#### Task directions
Gather all lines with the word "diagram" in them.

#### Rows
○ ○ ○ ○ ○

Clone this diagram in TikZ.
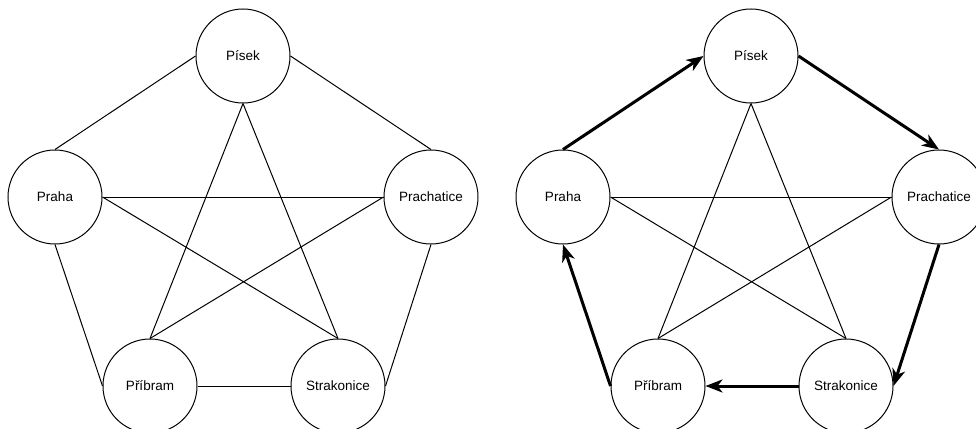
\documentclass[tikz,border=0pt]{standalone}
\usepackage{fontspec}
\setmainfont{Liberation Sans}
\usetikzlibrary{arrows.meta}
\begin{document}
\begin{tikzpicture}[x=1pt,y=-1pt,
  city/.style={draw, circle, line width=1pt, minimum size=94pt, inner sep=0pt, font=\fontsize{13.5}{16}\selectfont, fill=white},
  edge/.style={line width=1pt},
  tour/.style={line width=3pt, -{Stealth[length=17pt,width=13pt,inset=5pt]}}]
\useasboundingbox (0,0) rectangle (976,428);
% left graph
\node[city] (lPisek) at (243,56) {Písek};
\node[city] (lPraha) at (55,197) {Praha};
\node[city] (lPrach) at (431,197) {Prachatice};
\node[city] (lPrib) at (150,386) {Příbram};
\node[city] (lStrak) at (338,386) {Strakonice};
\draw[edge] (lPraha.north) -- (lPisek.west);
\draw[edge] (lPisek.east) -- (lPrach.north);
\draw[edge] (lPrach.south) -- (lStrak.east);
\draw[edge] (lStrak.west) -- (lPrib.east);
\draw[edge] (lPrib.west) -- (lPraha.south);
\draw[edge] (lPraha.east) -- (lPrach.west);
\draw[edge] (lPraha.east) -- (lStrak.north);
\draw[edge] (lPisek.south) -- (lPrib.north);
\draw[edge] (lPisek.south) -- (lStrak.north);
\draw[edge] (lPrach.west) -- (lPrib.north);
% right graph
\node[city] (rPisek) at (751,56) {Písek};
\node[city] (rPraha) at (563,197) {Praha};
\node[city] (rPrach) at (939,197) {Prachatice};
\node[city] (rPrib) at (658,386) {Příbram};
\node[city] (rStrak) at (846,386) {Strakonice};
\draw[tour] (rPraha.north) -- (rPisek.west);
\draw[tour] (rPisek.east) -- (rPrach.north);
\draw[tour] (rPrach.south) -- (rStrak.east);
\draw[tour] (rStrak.west) -- (rPrib.east);
\draw[tour] (rPrib.west) -- (rPraha.south);
\draw[edge] (rPraha.east) -- (rPrach.west);
\draw[edge] (rPraha.east) -- (rStrak.north);
\draw[edge] (rPisek.south) -- (rPrib.north);
\draw[edge] (rPisek.south) -- (rStrak.north);
\draw[edge] (rPrach.west) -- (rPrib.north);
\end{tikzpicture}
\end{document}
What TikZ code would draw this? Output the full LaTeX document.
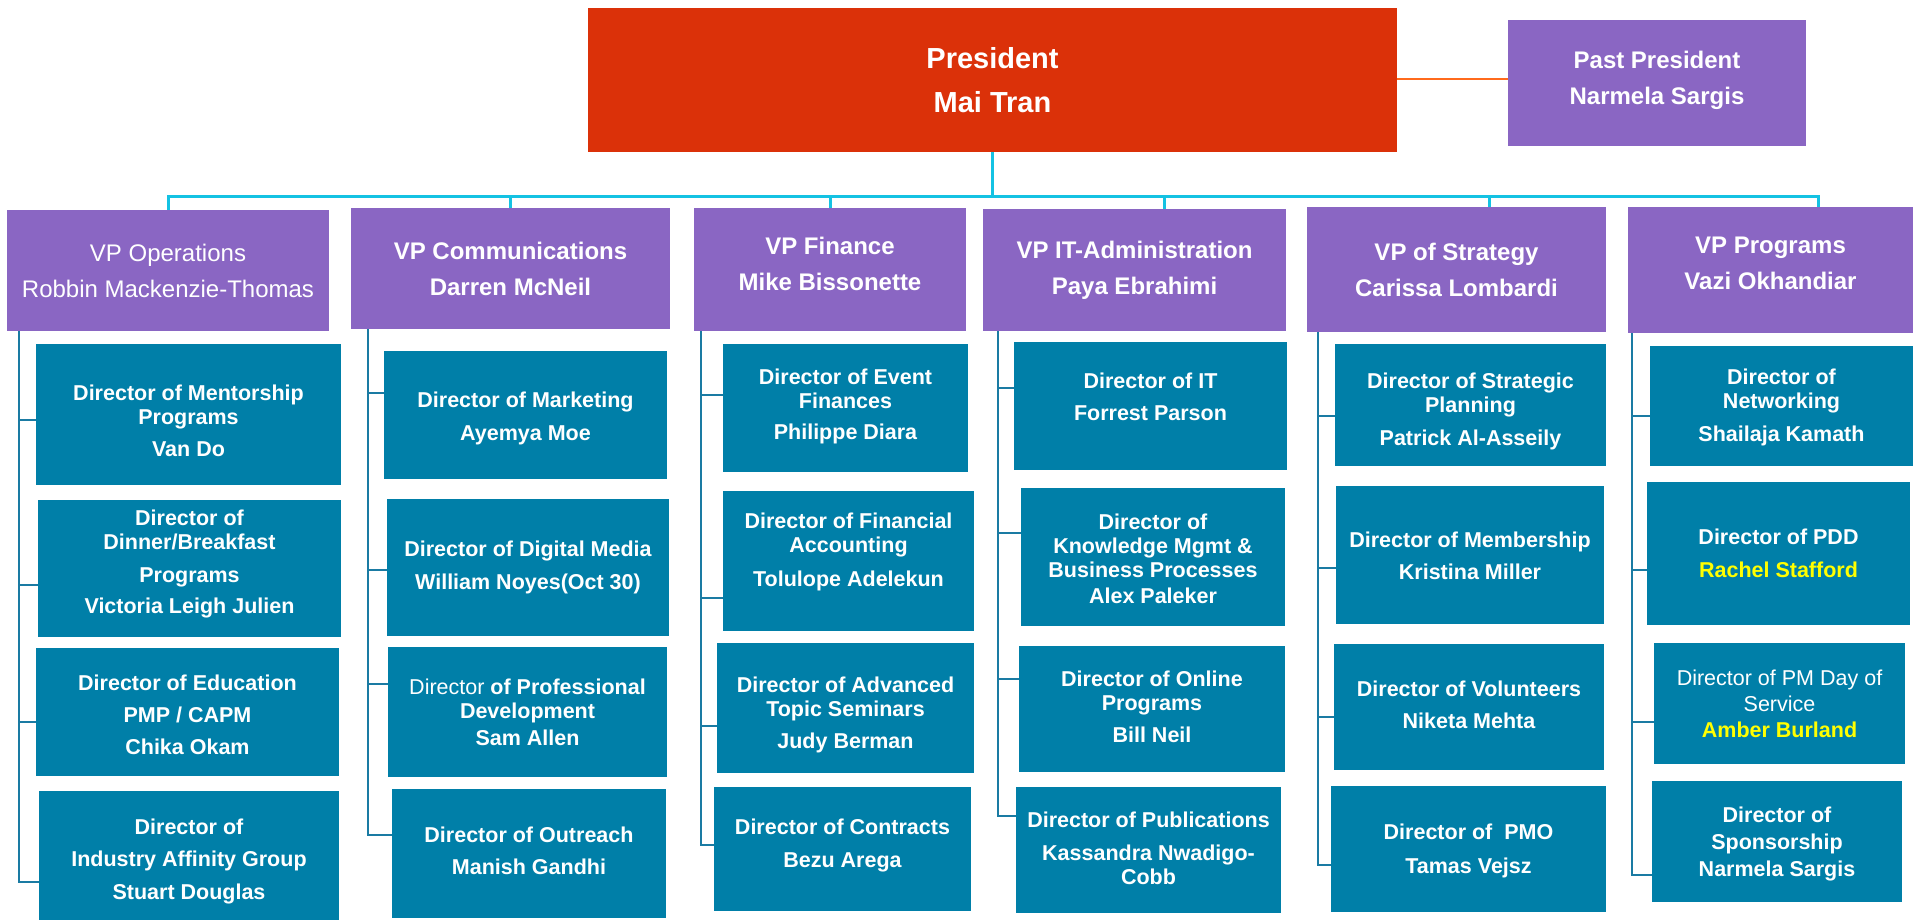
\documentclass[tikz,border=0pt]{standalone}
\usepackage{fontspec}
\setmainfont{Liberation Sans}
\usetikzlibrary{backgrounds}
\definecolor{prescol}{HTML}{DB3109}
\definecolor{vpcol}{HTML}{8A66C3}
\definecolor{dircol}{HTML}{007FA8}
\definecolor{buscol}{HTML}{14C2E3}
\definecolor{dlinecol}{HTML}{1A7BA3}
\definecolor{orngcol}{HTML}{FF6A1C}
\definecolor{yelcol}{HTML}{FFFF00}
\tikzset{
  orgnode/.style={rectangle, inner sep=0pt, align=center, text=white},
  presbox/.style={orgnode, fill=prescol, font=\fontsize{29}{44}\selectfont\bfseries},
  vpbox/.style={orgnode, fill=vpcol, font=\fontsize{24}{36}\selectfont\bfseries},
  vpboxreg/.style={orgnode, fill=vpcol, font=\fontsize{24}{36}\selectfont},
  dirbox/.style={orgnode, fill=dircol, font=\fontsize{21.5}{24}\selectfont\bfseries},
  busline/.style={draw=buscol, line width=3pt},
  dirline/.style={draw=dlinecol, line width=2.7pt},
  pastline/.style={draw=orngcol, line width=2pt},
}
% #1 name, #2 style, #3-#6 corners (px, y down), #7 text, #8 text shift down (px)
\newcommand\orgbox[8]{%
  \node[#2, minimum width={#5-#3}, minimum height={#6-#4}] (#1) at ({(#3+#5)/2},{(#4+#6)/2}) {};
  \node[#2, fill=none] (#1t) at ([yshift={-(#8)}]#1.center) {#7};}
\begin{document}
\begin{tikzpicture}[x=1pt,y=-1pt]
\useasboundingbox (0,0) rectangle (1920,920);
% top level
\orgbox{pres}{presbox}{588}{8}{1397}{152}{President\\Mai Tran}{0}
\orgbox{past}{vpbox}{1508}{20}{1806}{146}{Past President\\Narmela Sargis}{-3}
% VPs
\orgbox{vp1}{vpboxreg}{7}{210}{329}{331}{VP Operations\\Robbin Mackenzie-Thomas}{0}
\orgbox{vp2}{vpbox}{351}{208}{670}{329}{VP Communications\\Darren McNeil}{0}
\orgbox{vp3}{vpbox}{694}{208}{966}{331}{VP Finance\\Mike Bissonette}{-6}
\orgbox{vp4}{vpbox}{983}{209}{1286}{331}{VP IT-Administration\\Paya Ebrahimi}{0}
\orgbox{vp5}{vpbox}{1307}{207}{1606}{332}{VP of Strategy\\Carissa Lombardi}{0}
\orgbox{vp6}{vpbox}{1628}{207}{1913}{333}{VP Programs\\Vazi Okhandiar}{-7}
% column 1
\orgbox{d11}{dirbox}{36}{344}{341}{485}{Director of Mentorship\\Programs\\[8pt]Van Do}{6}
\orgbox{d12}{dirbox}{38}{500}{341}{637}{Director of\\Dinner/Breakfast\\[9pt]Programs\\[7pt]Victoria Leigh Julien}{-5}
\orgbox{d13}{dirbox}{36}{648}{339}{776}{Director of Education\\[8pt]PMP / CAPM\\[8pt]Chika Okam}{3}
\orgbox{d14}{dirbox}{39}{791}{339}{920}{Director of\\[8pt]Industry Affinity Group\\[9pt]Stuart Douglas}{6}
% column 2
\orgbox{d21}{dirbox}{384}{351}{667}{479}{Director of Marketing\\[9pt]Ayemya Moe}{3}
\orgbox{d22}{dirbox}{387}{499}{669}{636}{Director of Digital Media\\[9pt]William Noyes(Oct 30)}{0}
\orgbox{d23}{dirbox}{388}{647}{667}{777}{{\mdseries Director} of Professional\\Development\\[3pt]Sam Allen}{0}
\orgbox{d24}{dirbox}{392}{789}{666}{918}{Director of Outreach\\[8pt]Manish Gandhi}{-3}
% column 3
\orgbox{d31}{dirbox}{723}{344}{968}{472}{Director of Event\\Finances\\[7pt]Philippe Diara}{-2}
\orgbox{d32}{dirbox}{723}{491}{974}{631}{Director of Financial\\Accounting\\[10pt]Tolulope Adelekun}{-9}
\orgbox{d33}{dirbox}{717}{643}{974}{773}{Director of Advanced\\Topic Seminars\\[8pt]Judy Berman}{7}
\orgbox{d34}{dirbox}{714}{787}{971}{911}{Director of Contracts\\[9pt]Bezu Arega}{-4}
% column 4
\orgbox{d41}{dirbox}{1014}{342}{1287}{470}{Director of IT\\[8pt]Forrest Parson}{-9}
\orgbox{d42}{dirbox}{1021}{488}{1285}{626}{Director of\\Knowledge Mgmt \&\\Business Processes\\[2pt]Alex Paleker}{2}
\orgbox{d43}{dirbox}{1019}{646}{1285}{772}{Director of Online\\Programs\\[8pt]Bill Neil}{-2}
\orgbox{d44}{dirbox}{1016}{787}{1281}{913}{Director of Publications\\[9pt]Kassandra Nwadigo-\\Cobb}{-2}
% column 5
\orgbox{d51}{dirbox}{1335}{344}{1606}{466}{Director of Strategic\\Planning\\[9pt]Patrick Al-Asseily}{6}
\orgbox{d52}{dirbox}{1336}{486}{1604}{624}{Director of Membership\\[8pt]Kristina Miller}{1}
\orgbox{d53}{dirbox}{1334}{644}{1604}{770}{Director of Volunteers\\[8pt]Niketa Mehta}{-2}
\orgbox{d54}{dirbox}{1331}{786}{1606}{912}{Director of~ PMO\\[10pt]Tamas Vejsz}{2}
% column 6
\orgbox{d61}{dirbox}{1650}{346}{1913}{466}{Director of\\Networking\\[9pt]Shailaja Kamath}{1}
\orgbox{d62}{dirbox}{1647}{482}{1910}{625}{Director of PDD\\[9pt]{\color{yelcol}Rachel Stafford}}{0}
\orgbox{d63}{dirbox}{1654}{643}{1905}{764}{{\mdseries Director of PM Day of}\\[2pt]{\mdseries Service}\\[2pt]{\color{yelcol}Amber Burland}}{0}
\orgbox{d64}{dirbox}{1652}{781}{1902}{902}{Director of\\[3pt]Sponsorship\\[3pt]Narmela Sargis}{2}
\begin{scope}[on background layer]
\fill[white] (0,0) rectangle (1920,920);
% president to past president
\draw[pastline] (pres.east |- 0,79) -- (past.west |- 0,79);
% bus
\coordinate (bus) at (pres.south |- 0,197);
\draw[busline] (pres.south) -- (bus);
\draw[busline] (bus) -| (vp1.north -| 168,0);
\draw[busline] (bus) -| (vp2.north -| 510,0);
\draw[busline] (bus) -| (vp3.north -| 830,0);
\draw[busline] (bus) -| (vp4.north -| 1164,0);
\draw[busline] (bus) -| (vp5.north -| 1489,0);
\draw[busline] (bus) -| (vp6.north -| 1818,0);
% director connectors
\coordinate (c1) at (vp1.south -| 19,0);
\coordinate (c2) at (vp2.south -| 368,0);
\coordinate (c3) at (vp3.south -| 701,0);
\coordinate (c4) at (vp4.south -| 998,0);
\coordinate (c5) at (vp5.south -| 1318,0);
\coordinate (c6) at (vp6.south -| 1632,0);
\draw[dirline] (c1) |- (d11.west |- 0,420);
\draw[dirline] (c1) |- (d12.west |- 0,585);
\draw[dirline] (c1) |- (d13.west |- 0,722);
\draw[dirline] (c1) |- (d14.west |- 0,882);
\draw[dirline] (c2) |- (d21.west |- 0,393);
\draw[dirline] (c2) |- (d22.west |- 0,570);
\draw[dirline] (c2) |- (d23.west |- 0,684);
\draw[dirline] (c2) |- (d24.west |- 0,835);
\draw[dirline] (c3) |- (d31.west |- 0,395);
\draw[dirline] (c3) |- (d32.west |- 0,598);
\draw[dirline] (c3) |- (d33.west |- 0,726);
\draw[dirline] (c3) |- (d34.west |- 0,845);
\draw[dirline] (c4) |- (d41.west |- 0,388);
\draw[dirline] (c4) |- (d42.west |- 0,533);
\draw[dirline] (c4) |- (d43.west |- 0,679);
\draw[dirline] (c4) |- (d44.west |- 0,816);
\draw[dirline] (c5) |- (d51.west |- 0,416);
\draw[dirline] (c5) |- (d52.west |- 0,568);
\draw[dirline] (c5) |- (d53.west |- 0,717);
\draw[dirline] (c5) |- (d54.west |- 0,865);
\draw[dirline] (c6) |- (d61.west |- 0,416);
\draw[dirline] (c6) |- (d62.west |- 0,570);
\draw[dirline] (c6) |- (d63.west |- 0,722);
\draw[dirline] (c6) |- (d64.west |- 0,875);
\end{scope}
\end{tikzpicture}
\end{document}
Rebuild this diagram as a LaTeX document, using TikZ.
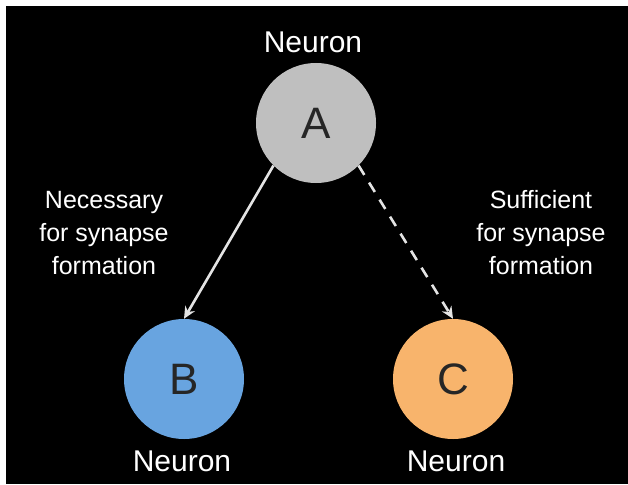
\documentclass[tikz,border=0pt]{standalone}
\usepackage{fontspec}
\setmainfont{Liberation Sans}
\usepackage{xcolor}
\usetikzlibrary{arrows.meta}
\definecolor{cellgray}{RGB}{191,191,191}
\definecolor{cellblue}{RGB}{104,164,224}
\definecolor{cellorange}{RGB}{248,180,108}
\definecolor{linkgray}{RGB}{228,228,228}
\tikzset{>={Stealth[length=12pt,width=11pt]}}

\begin{document}
\begin{tikzpicture}[x=1pt,y=-1pt]

    % Background
    \useasboundingbox[fill=white] (0,0) rectangle (628,484);
    \fill[black] (6,6) rectangle (628,484);

    % Draw neurons A, B, C
    \node[circle, fill=cellgray, minimum size=120pt, inner sep=0pt, text=black!85, font=\fontsize{44}{44}\selectfont] (neuronA) at (316,123) {A};
    \node[circle, fill=cellblue, minimum size=120pt, inner sep=0pt, text=black!85, font=\fontsize{44}{44}\selectfont] (neuronB) at (184,379) {B};
    \node[circle, fill=cellorange, minimum size=120pt, inner sep=0pt, text=black!85, font=\fontsize{44}{44}\selectfont] (neuronC) at (453,379) {C};

    % Labels for neurons
    \node[text=white, font=\fontsize{30}{30}\selectfont] (labA) at (313,42) {Neuron};
    \node[text=white, font=\fontsize{30}{30}\selectfont] (labB) at (182,461) {Neuron};
    \node[text=white, font=\fontsize{30}{30}\selectfont] (labC) at (456,461) {Neuron};

    % Side notes
    \node[text=white, align=center, font=\fontsize{25}{33}\selectfont] (necessary) at (104,233) {Necessary\\for synapse\\formation};
    \node[text=white, align=center, font=\fontsize{25}{33}\selectfont] (sufficient) at (541,233) {Sufficient\\for synapse\\formation};

    % Arrows from A to B and C
    \draw[->, line width=2.6pt, linkgray] (neuronA.south west) -- (neuronB.north);
    \draw[->, line width=2.6pt, linkgray, dash pattern=on 11pt off 9pt] (neuronA.south east) -- (neuronC.north);

\end{tikzpicture}
\end{document}
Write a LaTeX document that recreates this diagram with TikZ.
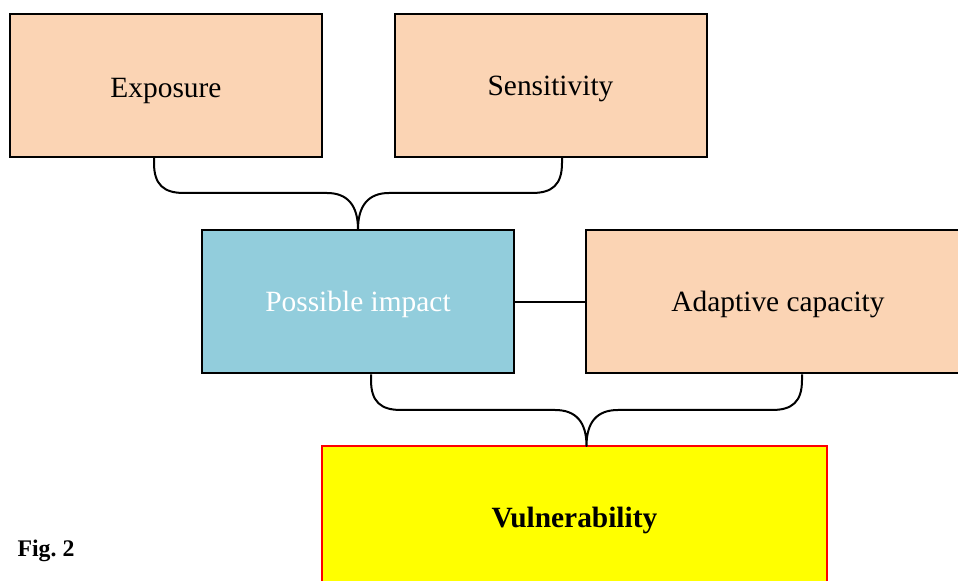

○ ○ ○ ○ ○

#### Task output
Clone this diagram in TikZ.
Rebuild this diagram as a LaTeX document, using TikZ.
Write a LaTeX document that recreates this diagram with TikZ.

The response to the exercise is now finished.